Now, to be fair, when Trump administration officials are honest about what might happen, they do admit that a boom in manufacturing would not bring factory jobs back for those men who have dropped out of the labor force because most of the jobs will be higher skilled or automated.

The reality today is this, as explained by Finley:

The unemployment rate among recent college grads with a sociology degree is 6.7% and their median wage is $45,000, according to the New York Federal Reserve Bank. Sociology grads could earn twice as much working on an auto assembly line, which pays on average $100,000 a year. Good gig, but not many want it.

And

Still, many men who don’t go to college also don’t want to work in factories or other blue-collar occupations, perhaps because they don’t believe there’s dignity in such jobs. Only 31% of blue-collar workers feel that their type of work is respected, according to a Pew Research Center survey last week.

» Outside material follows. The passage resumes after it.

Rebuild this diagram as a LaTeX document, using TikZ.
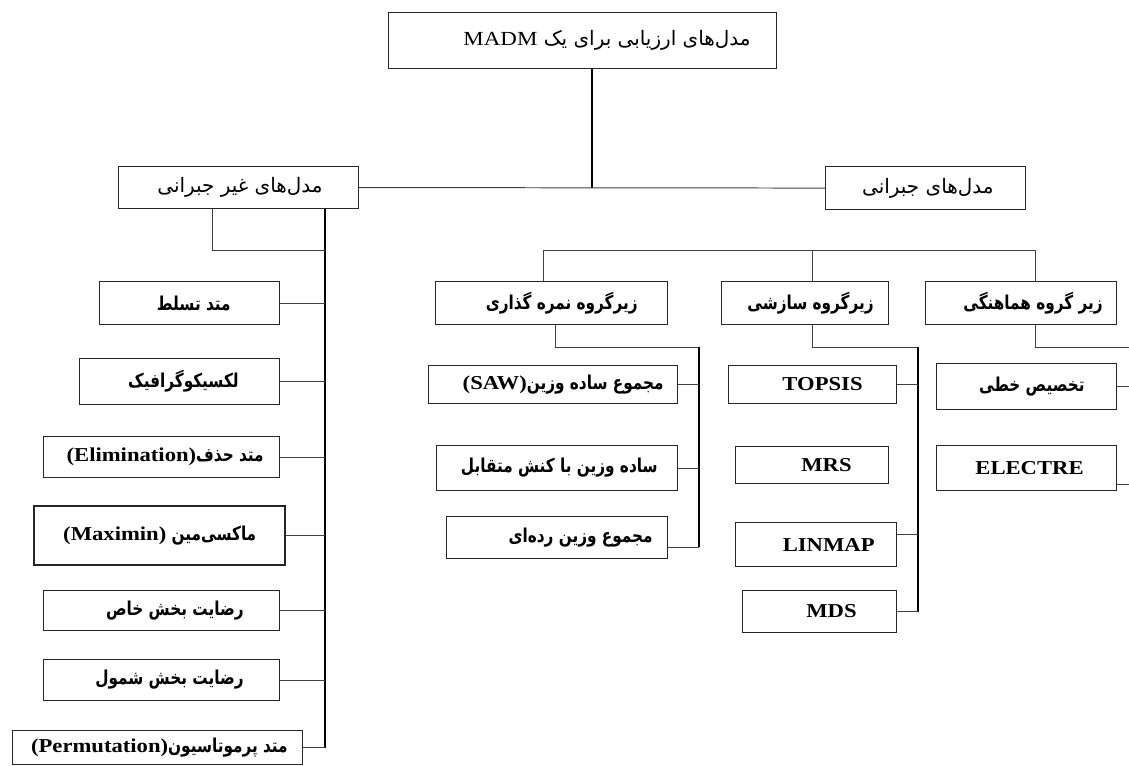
\documentclass[tikz,border=0pt]{standalone}
\usepackage{fontspec}
\setmainfont{Liberation Serif}[FakeStretch=1.15]
\newfontfamily\farsi[Script=Arabic, Scale=0.97, FakeStretch=0.8]{DejaVu Sans}
\newfontfamily\farsireg[Script=Arabic]{DejaVu Sans}
\TeXXeTstate=1
\newcommand{\fa}[1]{{\farsi\beginR#1\endR}}
\newcommand{\fh}[1]{{\farsireg\beginR#1\endR}}
\newcommand{\en}[1]{\beginL{\rmfamily#1}\endL}

\begin{document}
\begin{tikzpicture}[x=0.025cm, y=-0.025cm,
                    box/.style n args={3}{draw=black!85, line width=0.8pt, anchor=north west,
                        minimum height=#1, inner xsep=#3, inner ysep=0pt,
                        font=\bfseries\fontsize{14}{16}\selectfont,
                        execute at begin node={\hbox to #2\bgroup\hss},
                        execute at end node={\egroup}},
                    head/.style = {font=\mdseries\fontsize{14.2}{16}\selectfont},
                    link/.style = {draw=black!75, line width=0.7pt},
                    trunk/.style = {draw=black, line width=0.9pt}]
    \useasboundingbox (0,0) rectangle (1129,766);
    % top level
    \node[box={1.4cm}{8.4cm}{0.65cm}, head]    (top) at (388,12)  {\fh{مدل‌های ارزیابی برای یک \en{MADM}}};
    \node[box={1.05cm}{4.2cm}{0.9cm}, head]    (ng)  at (118,166) {\fh{مدل‌های غیر جبرانی}};
    \node[box={1.075cm}{3.4cm}{0.8cm}, head]   (g)   at (825,166) {\fh{مدل‌های جبرانی}};
    % non compensatory
    \node[box={1.075cm}{2.05cm}{1.225cm}]      (tasallot) at (99,281) {\fa{متد تسلط}};
    \node[box={1.15cm}{2.95cm}{1.025cm}]       (lex)      at (79,358) {\fa{لکسیکوگرافیک}};
    \node[box={1.025cm}{5.1cm}{0.4cm}]         (elim)     at (43,436) {\fa{متد حذف\en{(Elimination)}}};
    \node[box={1.475cm}{4.825cm}{0.725cm}, line width=1.6pt] (maximin) at (33,505) {\fa{ماکسی‌مین \en{(Maximin)}}};
    \node[box={1.0cm}{4.1cm}{0.9cm}]           (khas)     at (43,590) {\fa{رضایت بخش خاص}};
    \node[box={1.025cm}{4.1cm}{0.9cm}]         (shomul)   at (43,659) {\fa{رضایت بخش شمول}};
    \node[box={0.85cm}{6.5cm}{0.375cm}]        (perm)     at (12,730) {\fa{متد پرموتاسیون\en{(Permutation)}}};
    % compensatory groups
    \node[box={1.075cm}{4.3cm}{0.75cm}]        (sub1) at (435,281) {\fa{زیرگروه نمره گذاری}};
    \node[box={1.075cm}{3.425cm}{0.375cm}]     (sub2) at (721,281) {\fa{زیرگروه سازشی}};
    \node[box={1.075cm}{4.075cm}{0.35cm}]      (sub3) at (925,281) {\fa{زیر گروه هماهنگی}};
    % scoring
    \node[box={0.95cm}{5.525cm}{0.35cm}]       (saw)    at (428,365) {\fa{مجموع ساده وزین\en{(SAW)}}};
    \node[box={1.125cm}{5.025cm}{0.5cm}]       (inter)  at (436,445) {\fa{ساده وزین با کنش متقابل}};
    \node[box={1.05cm}{4.775cm}{0.375cm}]      (ranked) at (446,516) {\fa{مجموع وزین رده‌ای}};
    % compromise
    \node[box={0.95cm}{2.5cm}{0.85cm}]         (topsis) at (728,365) {TOPSIS};
    \node[box={0.925cm}{1.975cm}{0.925cm}]     (mrs)    at (735,446) {MRS};
    \node[box={1.1cm}{2.925cm}{0.55cm}]        (linmap) at (735,522) {LINMAP};
    \node[box={1.05cm}{1.85cm}{1.0cm}]         (mds)    at (742,590) {MDS};
    % coordination
    \node[box={1.15cm}{2.9cm}{0.8cm}]          (linear)  at (936,363) {\fa{تخصیص خطی}};
    \node[box={1.125cm}{2.85cm}{0.825cm}]      (electre) at (936,445) {ELECTRE};

    % main branch
    \draw[trunk] (top.south -| 592,0) -- (592,0 |- ng.east);
    \draw[link] (ng.east) -- (g.west);
    % left column
    \coordinate (lt) at (325,0);
    \draw[trunk] (ng.south -| lt) -- (lt |- perm.east);
    \draw[link] (ng.south -| 212,0) |- (lt |- 0,250);
    \foreach \n in {tasallot,lex,elim,maximin,khas,shomul,perm}
        \draw[link] (\n.east) -- (\n.east -| lt);
    % groups bracket
    \coordinate (c1) at (543,250);
    \coordinate (c2) at (812,250);
    \coordinate (c3) at (1035,250);
    \draw[link] (c1 |- sub1.north) -- (c1) -- (c3) -- (c3 |- sub3.north);
    \draw[link] (c2) -- (c2 |- sub2.north);
    % scoring branch
    \coordinate (st) at (699,347);
    \coordinate (r1) at ([yshift=0.3cm]ranked.south east);
    \draw[link] (sub1.south -| 555,0) |- (st);
    \draw[trunk] (st) -- (st |- r1);
    \draw[link] (saw.east) -- (saw.east -| st);
    \draw[link] (inter.east) -- (inter.east -| st);
    \draw[link] (r1) -- (r1 -| st);
    % compromise branch
    \coordinate (ct) at (918,347);
    \coordinate (l1) at ([yshift=0.25cm]linmap.east);
    \draw[link] (sub2.south -| 812,0) |- (ct);
    \draw[trunk] (ct) -- (ct |- mds.east);
    \draw[link] (topsis.east) -- (topsis.east -| ct);
    \draw[link] (l1) -- (l1 -| ct);
    \draw[link] (mds.east) -- (mds.east -| ct);
    % coordination branch
    \coordinate (ht) at (1129,347);
    \coordinate (e1) at ([yshift=-0.4cm]electre.east);
    \draw[link] (sub3.south -| 1035,0) |- (ht);
    \draw[link] (linear.east) -- (linear.east -| ht);
    \draw[link] (e1) -- (e1 -| ht);
\end{tikzpicture}
\end{document}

There is dignity in every job, obviously. But it remains true that the perception of manufacturing jobs and the fact that younger people don’t want them is highly worrisome for those in the manufacturing sector. According to a fact sheet from the National Association of Manufacturers:

Over the next decade, 3.8 million manufacturing jobs will likely be needed, and 1.9 million are expected to be unfilled if we do not inspire more people to pursue modern manufacturing careers. Of open jobs, 2.8 million will come from retirement and 760,000 from industry growth; an estimated 230,000 jobs will be created from recent legislative and regulatory actions. Meanwhile, attracting and retaining talent is the primary business challenge indicated by more than 65% of respondents in the NAM’s Manufacturers’ Outlook Survey for the first quarter of 2024. (Source: Deloitte and the Manufacturing Institute).

This will also be a big problem for the administration’s plan.